During Holy Week when we contemplate Jesus’ death, we remember that the Christian scriptures emerged from a small, originally Jewish community of believers in Jesus, who functioned long years as a sect of Judaism before being “put out of the synagogues” (John 9:18-23).  In John’s texts especially, the term “the Jews” refers to those among the people who do not accept Jesus as Messiah.  It is a term that reflects the growing antagonism and mutual recrimination that developed in the later part of the first century between those who followed Jesus and those who didn’t.  It did not then and does not now mean a condemnation of Jewish people in general.  It is one of the bitter ironies of history that the sacred texts of a beleaguered minority (the early Christians) have been used to justify the subsequent persecution of the covenanted people who were and are forever God’s first love in our tradition.

May we witness that as Christians, we carry with us the Church’s lengthy history of persecuting the Jewish people, living still in the sobering shadow of the Holocaust and with painful awareness of the current struggles in the Holy Land.  So as we read these scriptures and tell these stories surrounding the death of our Lord, we are accountable to hear them not as condemnation of Jewish believers, but as being about people of any community at any time who might have heard Jesus’ message and sought to stop it.  May we listen with humility to the tragic progression of events that could have been done at the hands of any of us living even today.

Trying to Understand Jesus’ Last Acts through his Jewish Heart

One of Jesus’ last earthly acts recorded in scripture was the celebration of the Passover with his disciples in a small room in Jerusalem.  He said to them, “I have eagerly desired to eat this Passover with you before I suffer.” (Luke 22:15)  In order to understand Jesus’ words about what was about to happen to him, and to understand the birth of our sacrament of communion, we attempt to understand what Passover meant to him and the Jewish people of his time.  No one knows exactly what prayers and readings the Jewish people would have used in Jesus’ time to celebrate the Passover Feast but we can consider elements and themes of a modern day Jewish Passover Seder to help us dig deeper into the setting of Christianity’s most holy days.

Passover is the oldest Jewish holiday and it lasts eight days.  It recalls the night some 3,000 years ago when the God “passed over” the houses of the Israelite slaves in Egypt during the tenth plague in the time of Moses, which were marked with the blood of a new lamb to identify them.  God then led the Israelites out of bondage in Egypt with miraculous acts through the hands of Moses.  This history demonstrates God’s power, saving grace and faithfulness.  Passover’s themes of freedom, deliverance, redemption, thanksgiving and renewal have meaning for Christians as well.

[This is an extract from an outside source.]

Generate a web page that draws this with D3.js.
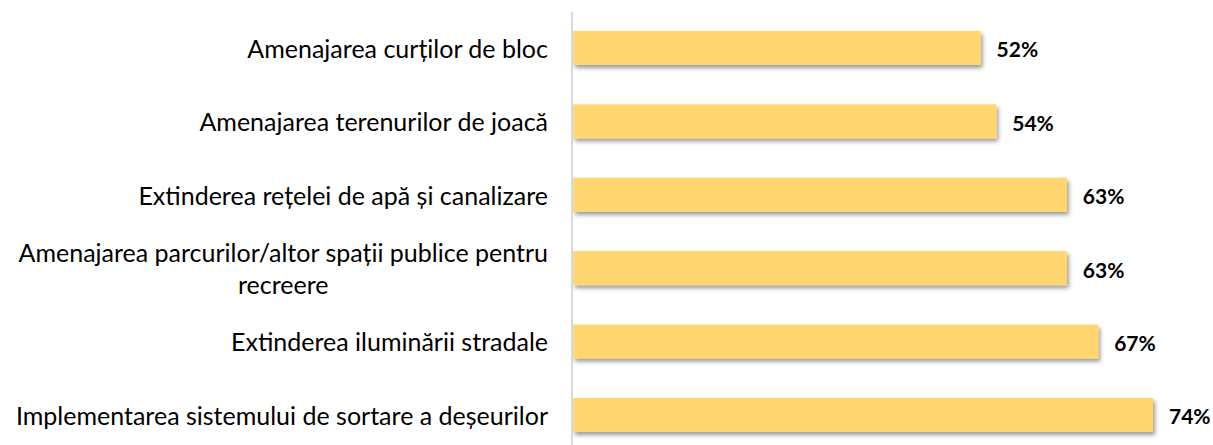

As Christians, we might hear then how Jesus’ disciples came to understand Jesus through the Exodus story as being the New Lamb who was sacrificed to God’s people, whose blood saved them from death.  When Jesus broke the bread and instituted our communion celebration, he and his followers may have been blessing the unleavened bread of the Passover Feast, connecting Jesus directly to God’s acts of redemption throughout history, seeing Jesus as sent by God to feed God’s people, the Bread of Life.  As Jesus raised the cup at the end of the meal to name it the cup of his blood poured out as a New Covenant, he may have been raising the Cup of Redemption in the Passover meal, identifying himself as the Messiah for whom the Jews wait, come then (and now) to free all God’s people.   How fitting it would be for Jesus to have explained himself to his Jewish friends in such a way that whenever we celebrate communion, then, we are connected to all people everywhere who love God, strive to live God’s sacred teachings, and search for freedom and peace.

This year, as the Jewish celebration of Passover coincides with the Holy Week of Christians, let us honor that modern Jews and Christians alike strive to return to God during these celebrations of remembrance, and seek God’s redemption born anew in our time.  May we see it together!

To all who are celebrating the Passover Seder:   Chag Pesach Sameach!  Happy Passover Holiday!

May Holy Thursday, Good Friday and Easter be deep blessings also for all who celebrate them.